__INSTRUCTIONS TO FOLLOW__: Retype verbatim only the lines below, starting at the one that contains "Write the Apache ECharts code for this chart." and ending at the one that contains "const lineOffsets = [[72, -10.5], [31.5, -25.5]];". Pictures are excluded from the copy.

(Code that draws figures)
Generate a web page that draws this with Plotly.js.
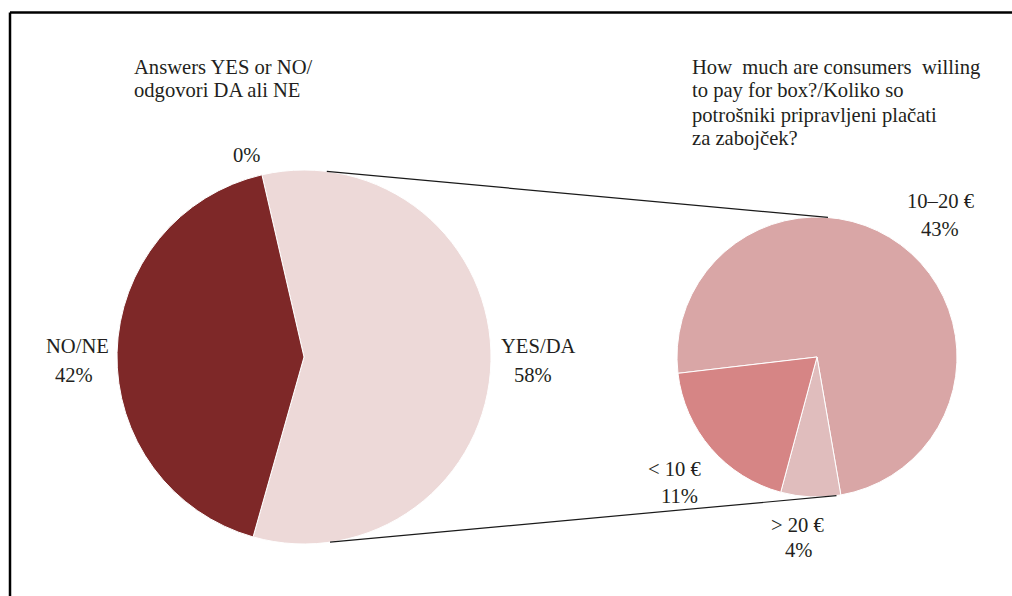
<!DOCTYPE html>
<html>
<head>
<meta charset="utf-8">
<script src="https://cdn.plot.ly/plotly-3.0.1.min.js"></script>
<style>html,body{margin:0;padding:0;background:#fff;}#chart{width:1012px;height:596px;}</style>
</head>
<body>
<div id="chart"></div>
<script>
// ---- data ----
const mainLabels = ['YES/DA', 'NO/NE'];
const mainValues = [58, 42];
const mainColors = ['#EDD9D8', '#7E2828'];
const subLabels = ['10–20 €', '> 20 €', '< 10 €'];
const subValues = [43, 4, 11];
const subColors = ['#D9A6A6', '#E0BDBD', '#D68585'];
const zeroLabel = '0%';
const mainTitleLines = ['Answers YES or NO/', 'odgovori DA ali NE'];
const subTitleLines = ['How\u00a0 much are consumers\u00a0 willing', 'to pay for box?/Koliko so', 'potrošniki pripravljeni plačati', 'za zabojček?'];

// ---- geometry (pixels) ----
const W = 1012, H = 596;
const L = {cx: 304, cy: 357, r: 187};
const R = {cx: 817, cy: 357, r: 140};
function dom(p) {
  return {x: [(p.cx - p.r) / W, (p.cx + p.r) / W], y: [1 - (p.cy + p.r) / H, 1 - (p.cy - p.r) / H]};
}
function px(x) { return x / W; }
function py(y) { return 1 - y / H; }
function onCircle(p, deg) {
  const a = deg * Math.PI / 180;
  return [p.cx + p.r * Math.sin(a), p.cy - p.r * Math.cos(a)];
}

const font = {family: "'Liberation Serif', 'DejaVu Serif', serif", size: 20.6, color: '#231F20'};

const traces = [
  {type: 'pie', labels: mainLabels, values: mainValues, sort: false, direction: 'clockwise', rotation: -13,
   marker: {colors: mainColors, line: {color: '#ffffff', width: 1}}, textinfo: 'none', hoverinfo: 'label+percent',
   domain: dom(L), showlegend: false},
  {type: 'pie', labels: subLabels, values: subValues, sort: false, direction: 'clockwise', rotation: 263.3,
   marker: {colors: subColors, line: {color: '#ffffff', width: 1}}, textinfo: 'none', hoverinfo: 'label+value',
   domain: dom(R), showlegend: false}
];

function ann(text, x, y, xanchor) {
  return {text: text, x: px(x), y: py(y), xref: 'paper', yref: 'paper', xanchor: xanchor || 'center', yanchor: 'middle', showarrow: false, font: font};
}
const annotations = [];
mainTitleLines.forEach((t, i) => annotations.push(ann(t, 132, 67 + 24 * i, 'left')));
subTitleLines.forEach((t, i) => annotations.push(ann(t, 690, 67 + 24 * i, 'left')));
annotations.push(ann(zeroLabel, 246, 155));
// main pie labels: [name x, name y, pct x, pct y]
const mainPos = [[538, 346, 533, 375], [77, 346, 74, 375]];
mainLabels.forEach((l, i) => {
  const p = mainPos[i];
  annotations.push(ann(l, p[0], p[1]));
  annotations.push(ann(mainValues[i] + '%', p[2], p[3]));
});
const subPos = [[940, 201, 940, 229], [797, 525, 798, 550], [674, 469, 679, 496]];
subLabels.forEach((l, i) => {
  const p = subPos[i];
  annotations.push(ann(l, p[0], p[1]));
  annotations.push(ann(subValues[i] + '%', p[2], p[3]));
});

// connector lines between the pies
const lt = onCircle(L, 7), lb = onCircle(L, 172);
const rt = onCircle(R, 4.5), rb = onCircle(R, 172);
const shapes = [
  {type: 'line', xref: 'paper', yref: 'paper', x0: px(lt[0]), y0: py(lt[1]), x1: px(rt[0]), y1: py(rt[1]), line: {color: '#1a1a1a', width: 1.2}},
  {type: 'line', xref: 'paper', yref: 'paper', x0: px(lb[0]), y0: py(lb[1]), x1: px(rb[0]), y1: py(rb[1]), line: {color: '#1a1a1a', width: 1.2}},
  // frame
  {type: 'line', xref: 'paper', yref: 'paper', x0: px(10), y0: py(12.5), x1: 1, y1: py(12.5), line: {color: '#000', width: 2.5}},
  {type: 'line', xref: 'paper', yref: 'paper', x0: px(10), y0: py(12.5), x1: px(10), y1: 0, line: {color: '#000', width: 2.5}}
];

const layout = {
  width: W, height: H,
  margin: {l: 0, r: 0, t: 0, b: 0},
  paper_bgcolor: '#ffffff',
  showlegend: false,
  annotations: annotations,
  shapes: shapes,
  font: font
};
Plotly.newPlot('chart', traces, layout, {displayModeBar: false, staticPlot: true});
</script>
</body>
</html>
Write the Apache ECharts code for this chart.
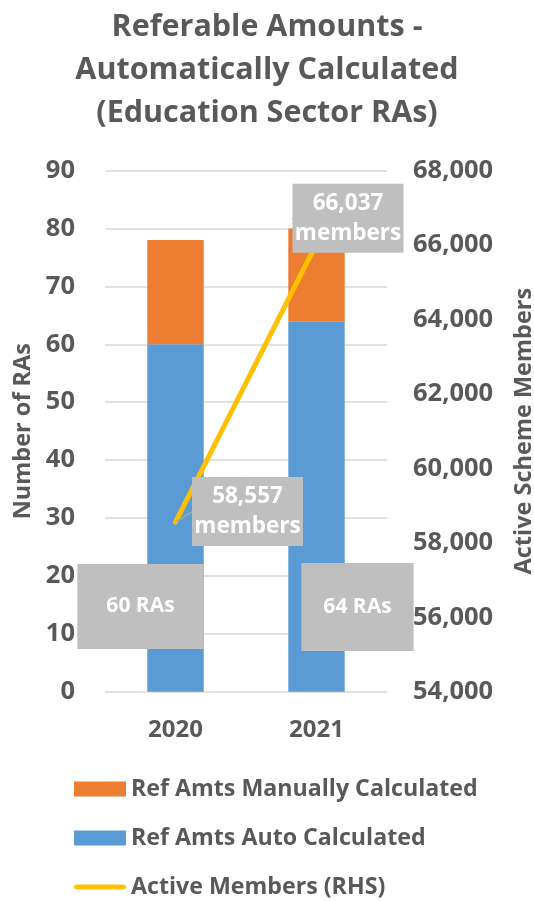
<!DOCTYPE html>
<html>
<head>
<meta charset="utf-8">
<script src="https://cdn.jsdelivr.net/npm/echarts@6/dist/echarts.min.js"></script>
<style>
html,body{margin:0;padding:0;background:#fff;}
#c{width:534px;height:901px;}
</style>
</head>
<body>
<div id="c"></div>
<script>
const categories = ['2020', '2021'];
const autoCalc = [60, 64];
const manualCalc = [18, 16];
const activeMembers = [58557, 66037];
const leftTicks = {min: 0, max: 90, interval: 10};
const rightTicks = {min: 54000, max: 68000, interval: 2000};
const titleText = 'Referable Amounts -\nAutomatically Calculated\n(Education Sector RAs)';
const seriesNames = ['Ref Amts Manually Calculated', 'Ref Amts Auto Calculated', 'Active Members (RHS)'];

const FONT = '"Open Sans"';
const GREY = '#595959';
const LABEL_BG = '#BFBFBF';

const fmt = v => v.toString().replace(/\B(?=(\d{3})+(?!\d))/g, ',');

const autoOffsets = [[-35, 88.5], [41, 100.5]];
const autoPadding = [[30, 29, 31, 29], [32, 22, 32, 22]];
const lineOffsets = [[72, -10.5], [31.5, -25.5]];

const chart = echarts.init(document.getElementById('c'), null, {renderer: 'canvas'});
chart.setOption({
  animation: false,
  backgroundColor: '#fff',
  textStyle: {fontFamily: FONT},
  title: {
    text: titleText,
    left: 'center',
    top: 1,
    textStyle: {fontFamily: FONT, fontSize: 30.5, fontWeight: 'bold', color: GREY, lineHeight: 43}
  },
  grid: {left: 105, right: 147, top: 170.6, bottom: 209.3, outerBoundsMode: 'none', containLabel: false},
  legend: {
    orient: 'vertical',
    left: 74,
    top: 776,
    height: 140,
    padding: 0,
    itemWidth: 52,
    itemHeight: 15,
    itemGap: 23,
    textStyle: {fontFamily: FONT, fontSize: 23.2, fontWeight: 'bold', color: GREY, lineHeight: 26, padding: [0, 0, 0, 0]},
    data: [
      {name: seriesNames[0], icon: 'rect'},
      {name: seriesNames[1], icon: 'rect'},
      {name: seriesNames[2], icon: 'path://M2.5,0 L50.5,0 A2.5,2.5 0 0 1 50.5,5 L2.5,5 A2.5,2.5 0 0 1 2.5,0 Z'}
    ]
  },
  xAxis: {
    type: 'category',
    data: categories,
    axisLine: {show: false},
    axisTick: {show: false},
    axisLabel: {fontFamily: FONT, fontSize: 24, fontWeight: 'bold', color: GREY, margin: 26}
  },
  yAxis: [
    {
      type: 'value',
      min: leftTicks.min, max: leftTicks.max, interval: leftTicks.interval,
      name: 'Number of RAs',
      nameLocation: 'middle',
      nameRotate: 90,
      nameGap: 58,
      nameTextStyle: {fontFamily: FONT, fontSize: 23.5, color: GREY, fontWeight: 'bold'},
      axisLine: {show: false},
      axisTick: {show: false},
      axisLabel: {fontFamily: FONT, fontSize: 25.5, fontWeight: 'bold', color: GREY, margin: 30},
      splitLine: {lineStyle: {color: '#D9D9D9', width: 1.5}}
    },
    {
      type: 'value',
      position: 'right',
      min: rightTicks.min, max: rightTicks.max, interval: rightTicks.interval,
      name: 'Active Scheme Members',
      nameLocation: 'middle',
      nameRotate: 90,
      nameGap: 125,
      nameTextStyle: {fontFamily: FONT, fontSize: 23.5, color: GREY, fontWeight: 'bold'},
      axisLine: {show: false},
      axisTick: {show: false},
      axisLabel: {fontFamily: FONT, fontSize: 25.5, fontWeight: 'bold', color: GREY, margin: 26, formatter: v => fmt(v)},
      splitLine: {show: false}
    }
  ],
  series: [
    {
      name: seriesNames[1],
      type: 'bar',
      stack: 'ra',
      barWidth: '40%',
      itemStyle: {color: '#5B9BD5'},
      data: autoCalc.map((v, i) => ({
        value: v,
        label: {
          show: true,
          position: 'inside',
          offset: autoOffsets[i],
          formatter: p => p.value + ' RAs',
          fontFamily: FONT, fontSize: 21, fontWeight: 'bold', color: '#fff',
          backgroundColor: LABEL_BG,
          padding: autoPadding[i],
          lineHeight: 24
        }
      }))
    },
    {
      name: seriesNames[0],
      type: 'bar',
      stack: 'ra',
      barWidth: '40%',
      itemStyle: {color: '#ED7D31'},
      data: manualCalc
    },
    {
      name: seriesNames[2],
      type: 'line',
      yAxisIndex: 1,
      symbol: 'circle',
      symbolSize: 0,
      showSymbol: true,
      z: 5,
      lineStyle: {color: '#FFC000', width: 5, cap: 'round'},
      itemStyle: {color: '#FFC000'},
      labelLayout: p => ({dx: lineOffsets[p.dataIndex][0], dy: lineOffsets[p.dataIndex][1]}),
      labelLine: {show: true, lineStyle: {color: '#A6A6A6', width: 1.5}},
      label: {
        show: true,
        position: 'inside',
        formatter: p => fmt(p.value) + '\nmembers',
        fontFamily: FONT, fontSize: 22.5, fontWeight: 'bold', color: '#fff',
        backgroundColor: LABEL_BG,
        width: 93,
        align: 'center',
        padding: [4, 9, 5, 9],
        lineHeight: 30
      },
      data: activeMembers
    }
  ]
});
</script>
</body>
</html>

__RESULT OF THE TASK__:
Write the Apache ECharts code for this chart.
<!DOCTYPE html>
<html>
<head>
<meta charset="utf-8">
<script src="https://cdn.jsdelivr.net/npm/echarts@6/dist/echarts.min.js"></script>
<style>
html,body{margin:0;padding:0;background:#fff;}
#c{width:534px;height:901px;}
</style>
</head>
<body>
<div id="c"></div>
<script>
const categories = ['2020', '2021'];
const autoCalc = [60, 64];
const manualCalc = [18, 16];
const activeMembers = [58557, 66037];
const leftTicks = {min: 0, max: 90, interval: 10};
const rightTicks = {min: 54000, max: 68000, interval: 2000};
const titleText = 'Referable Amounts -\nAutomatically Calculated\n(Education Sector RAs)';
const seriesNames = ['Ref Amts Manually Calculated', 'Ref Amts Auto Calculated', 'Active Members (RHS)'];

const FONT = '"Open Sans"';
const GREY = '#595959';
const LABEL_BG = '#BFBFBF';

const fmt = v => v.toString().replace(/\B(?=(\d{3})+(?!\d))/g, ',');

const autoOffsets = [[-35, 88.5], [41, 100.5]];
const autoPadding = [[30, 29, 31, 29], [32, 22, 32, 22]];
const lineOffsets = [[72, -10.5], [31.5, -25.5]];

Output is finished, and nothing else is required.